FRANÇOIS-SAPPEY BRIGITTE & LEBRUN ÉRIC, Alexandre P. F. Boëly. « collection Horizons », Bleu nuit éditeur, Paris 2008 [176 p. ; ISBN 2-913575-92-7 ; 20 €].
De nombreux mobiles peuvent pousser à s'intéresser aux petits maîtres de musique du passé. Encore que « petits maîtres » soit une mauvaise expression, car elle est essentiellement, une construction de la mémoire collective, elle ne dit pas grand-chose des œuvres, et de l'histoire. Elle n'est elle-même pas l'évidence qu'elle semble nommer.
La confusion entre l'histoire qui est l'étude de notre passé, et la mémoire collective qui est un miroir de ce que nous sommes là, fait aussi, que les nombreux mobiles qui poussent à s'intéresser au passé, soient souvent de mauvais conseillers, voire des prémices biaisées.
Par définition, la mémoire collective n'est pas amendable, et elle n'est pas un vecteur assuré de connaissance du passé. Il est donc nécessaire de faire de l'histoire si on veut donner un sens aux traces et témoignages hérités du passé, qui peuplent notre présent (mémoire collective comprise).
Certes, ce livre composé à quatre mains et deux registres peut être envisagé comme une sorte de réparation de ce qu'on appelle, imprudemment, un « oubli » ou une « injustice » de l'histoire. Mais il n'est pas un travail mémorialiste et vise bien l'histoire, même s'il paraît, comme un monument de mémoire, pour le 150e anniversaire de la mort d'Alexandre Boëly.
D'ailleurs, la première partie de biographie générale, a comme un fil conducteur, la recherche de ce qui provoque l'incapacité de Boëly à accéder à une notoriété suffisante pour imprégner la mémoire collective — événements politiques, les institutions, le caractère, pas toujours facile, du compositeur —, malgré une œuvre considérable, et la réputation qu'il a d'être un virtuose inégalé (mais les organistes et pianistes tombent nécessairement sur des pages de Boëly).
La seconde partie s'attache au quotidien musical du musicien et à ses œuvres. Éric Lebrun est à son affaire, puisqu'il joue l'œuvre pour orgue de Boëly, et qu'il a donné et donne encore, à l'occasion du 150e anniversaire, de nombreux concerts. Il a, par ailleurs, enregistré avec Marie-Ange Lebrun, une intégrale de l'œuvre pour orgue ( Disques Bayard ).
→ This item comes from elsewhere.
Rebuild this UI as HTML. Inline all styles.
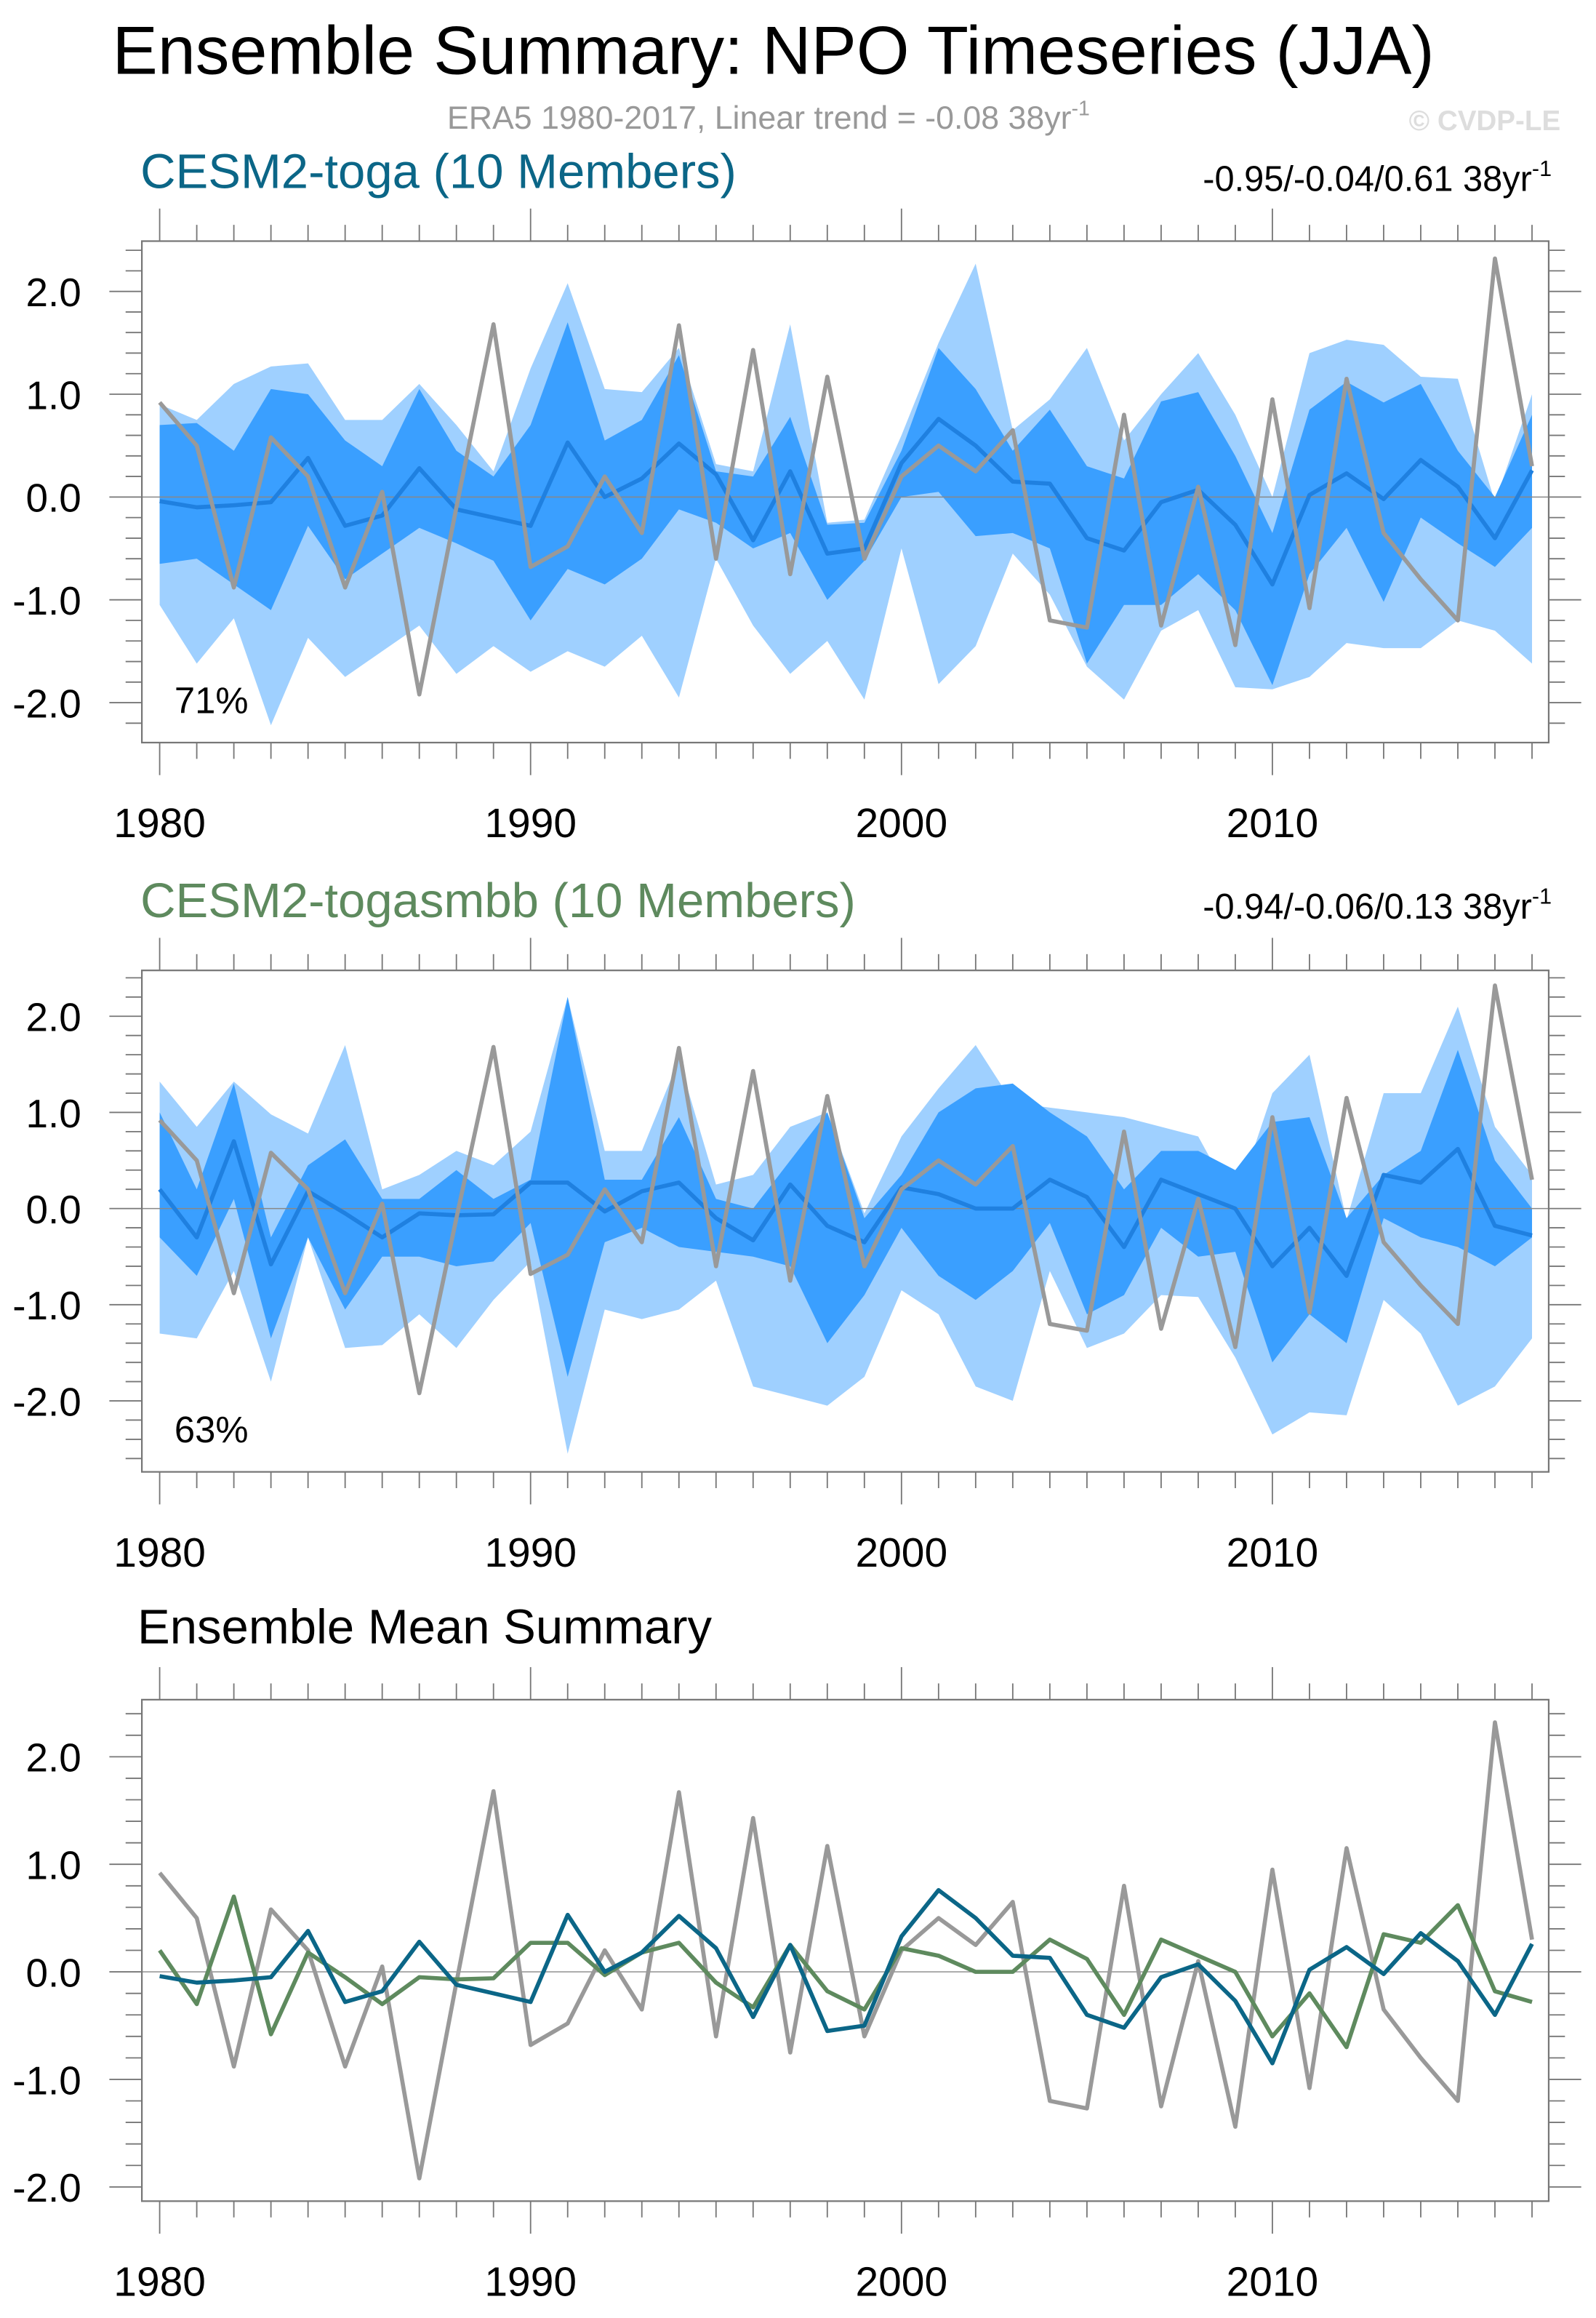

La musique de Boëly, inspirée par l'œuvre de Jean-Sébastien Bach, de facture classique, a des traits, des manières, qui font penser au romantisme allemand. Ce qu'on peut dire aussi, en partie, de la musique d'Hélène de Montgeroult, qui fut certainement, sous la Convention, sa professeure de piano, au tout nouveau Conservatoire de Paris.
Cela est passionnant, car ces musiques, qu'on juge en partie passéistes, indéfinissables, avec des manières qui font penser à Mendelssohn, Schuman ou Schubert (et du coup c'est de l'audace), ne semblent pas être des singularités curieuses perdues dans le courant de l'histoire. Elles ne sont ni en retard, ni en avance sur leur temps ( comment cela serait-il possible ? ), elles sont bel et bien dans la spécificité de leur époque, une spécificité qui ne s'est pas accommodée avec la mémoire collective, qui ne figure pas dans nos clichés, mais qu'il faut faire entrer dans l'histoire qu'on écrit, et bien entendu dans les concerts. La musique allemande ( sans aucun doute « le premier » Beethoven ) a donc inspiré des musiciens français, avant l'épisode Wagner, tout au moins, a-t-on suivi des voies proches, et la période révolutionnaire n'a donc pas transformé la France en désert artistique, mais a certainement profondément transformé le paysage et renouvelé les hiérarchies esthétiques.